**DATASET CONTENT:**
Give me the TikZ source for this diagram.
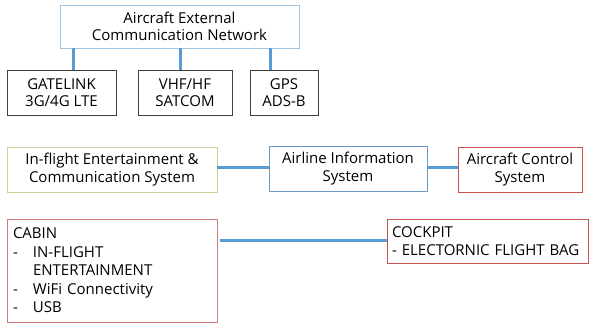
\documentclass[tikz,border=0pt]{standalone}
\usepackage{fontspec}
\setmainfont{Open Sans}
\definecolor{lblue}{HTML}{9DC3E6}
\definecolor{conn}{HTML}{5B9BD5}
\definecolor{olive}{HTML}{D0D09A}
\definecolor{steel}{HTML}{6A9AC4}
\definecolor{redb}{HTML}{C9504D}
\definecolor{pinkb}{HTML}{D07A7A}
\definecolor{grayb}{HTML}{404040}
\begin{document}
\begin{tikzpicture}[x=1pt,y=-1pt,
  box/.style={draw,line width=0.8pt,inner sep=0pt,align=center,font=\fontsize{15}{17.5}\selectfont},
  lbox/.style={draw,line width=0.8pt,inner xsep=6pt,inner ysep=0pt,align=left,font=\fontsize{15}{18.5}\selectfont},
  link/.style={conn,line width=3pt}]
\useasboundingbox (0,0) rectangle (589,323);
\node[box,draw=lblue,minimum width=239,minimum height=43] (net) at (179.5,26.5) {Aircraft External\\Communication Network};
\node[box,draw=grayb,minimum width=109,minimum height=45] (gl) at (61.5,92.5) {GATELINK\\3G/4G LTE};
\node[box,draw=grayb,minimum width=94,minimum height=45] (vhf) at (185,92.5) {VHF/HF\\SATCOM};
\node[box,draw=grayb,minimum width=68,minimum height=45] (gps) at (284,92.5) {GPS\\ADS-B};
\draw[link] (net.south -| 73,0) -- (gl.north -| 73,0);
\draw[link] (net.south -| 180,0) -- (vhf.north -| 180,0);
\draw[link] (net.south -| 270,0) -- (gps.north -| 270,0);

\node[box,draw=olive,minimum width=210,minimum height=45] (ife) at (112,169.5) {In-flight Entertainment \&\\Communication System};
\node[box,draw=steel,minimum width=158,minimum height=45] (ais) at (348,168.5) {Airline Information\\System};
\node[box,draw=redb,minimum width=124,minimum height=45] (acs) at (520,169.5) {Aircraft Control\\System};
\draw[link] (ife.east |- 0,168) -- (ais.west |- 0,168);
\draw[link] (ais.east |- 0,168) -- (acs.west |- 0,168);

\node[lbox,draw=pinkb,text width=198,minimum height=103] (cabin) at (112,270.5) {CABIN\\\makebox[20pt][l]{-}IN-FLIGHT\\\hspace*{20pt}ENTERTAINMENT\\\makebox[20pt][l]{-}WiFi Connectivity\\\makebox[20pt][l]{-}USB};
\node[lbox,draw=redb,inner xsep=5pt,text width=191,minimum height=44] (cock) at (487.5,241) {COCKPIT\\\mbox{- ELECTORNIC FLIGHT BAG}};
\draw[link] (220,241) coordinate (c0) -- (cock.west |- c0);
\end{tikzpicture}
\end{document}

**EXERCISE OBJECTIVE:**
The material above must be printed exactly, with its pictures left out.

**EXPECTED ANSWER:**
Give me the TikZ source for this diagram.
\documentclass[tikz,border=0pt]{standalone}
\usepackage{fontspec}
\setmainfont{Open Sans}
\definecolor{lblue}{HTML}{9DC3E6}
\definecolor{conn}{HTML}{5B9BD5}
\definecolor{olive}{HTML}{D0D09A}
\definecolor{steel}{HTML}{6A9AC4}
\definecolor{redb}{HTML}{C9504D}
\definecolor{pinkb}{HTML}{D07A7A}
\definecolor{grayb}{HTML}{404040}
\begin{document}
\begin{tikzpicture}[x=1pt,y=-1pt,
  box/.style={draw,line width=0.8pt,inner sep=0pt,align=center,font=\fontsize{15}{17.5}\selectfont},
  lbox/.style={draw,line width=0.8pt,inner xsep=6pt,inner ysep=0pt,align=left,font=\fontsize{15}{18.5}\selectfont},
  link/.style={conn,line width=3pt}]
\useasboundingbox (0,0) rectangle (589,323);
\node[box,draw=lblue,minimum width=239,minimum height=43] (net) at (179.5,26.5) {Aircraft External\\Communication Network};
\node[box,draw=grayb,minimum width=109,minimum height=45] (gl) at (61.5,92.5) {GATELINK\\3G/4G LTE};
\node[box,draw=grayb,minimum width=94,minimum height=45] (vhf) at (185,92.5) {VHF/HF\\SATCOM};
\node[box,draw=grayb,minimum width=68,minimum height=45] (gps) at (284,92.5) {GPS\\ADS-B};
\draw[link] (net.south -| 73,0) -- (gl.north -| 73,0);
\draw[link] (net.south -| 180,0) -- (vhf.north -| 180,0);
\draw[link] (net.south -| 270,0) -- (gps.north -| 270,0);

\node[box,draw=olive,minimum width=210,minimum height=45] (ife) at (112,169.5) {In-flight Entertainment \&\\Communication System};
\node[box,draw=steel,minimum width=158,minimum height=45] (ais) at (348,168.5) {Airline Information\\System};
\node[box,draw=redb,minimum width=124,minimum height=45] (acs) at (520,169.5) {Aircraft Control\\System};
\draw[link] (ife.east |- 0,168) -- (ais.west |- 0,168);
\draw[link] (ais.east |- 0,168) -- (acs.west |- 0,168);

\node[lbox,draw=pinkb,text width=198,minimum height=103] (cabin) at (112,270.5) {CABIN\\\makebox[20pt][l]{-}IN-FLIGHT\\\hspace*{20pt}ENTERTAINMENT\\\makebox[20pt][l]{-}WiFi Connectivity\\\makebox[20pt][l]{-}USB};
\node[lbox,draw=redb,inner xsep=5pt,text width=191,minimum height=44] (cock) at (487.5,241) {COCKPIT\\\mbox{- ELECTORNIC FLIGHT BAG}};
\draw[link] (220,241) coordinate (c0) -- (cock.west |- c0);
\end{tikzpicture}
\end{document}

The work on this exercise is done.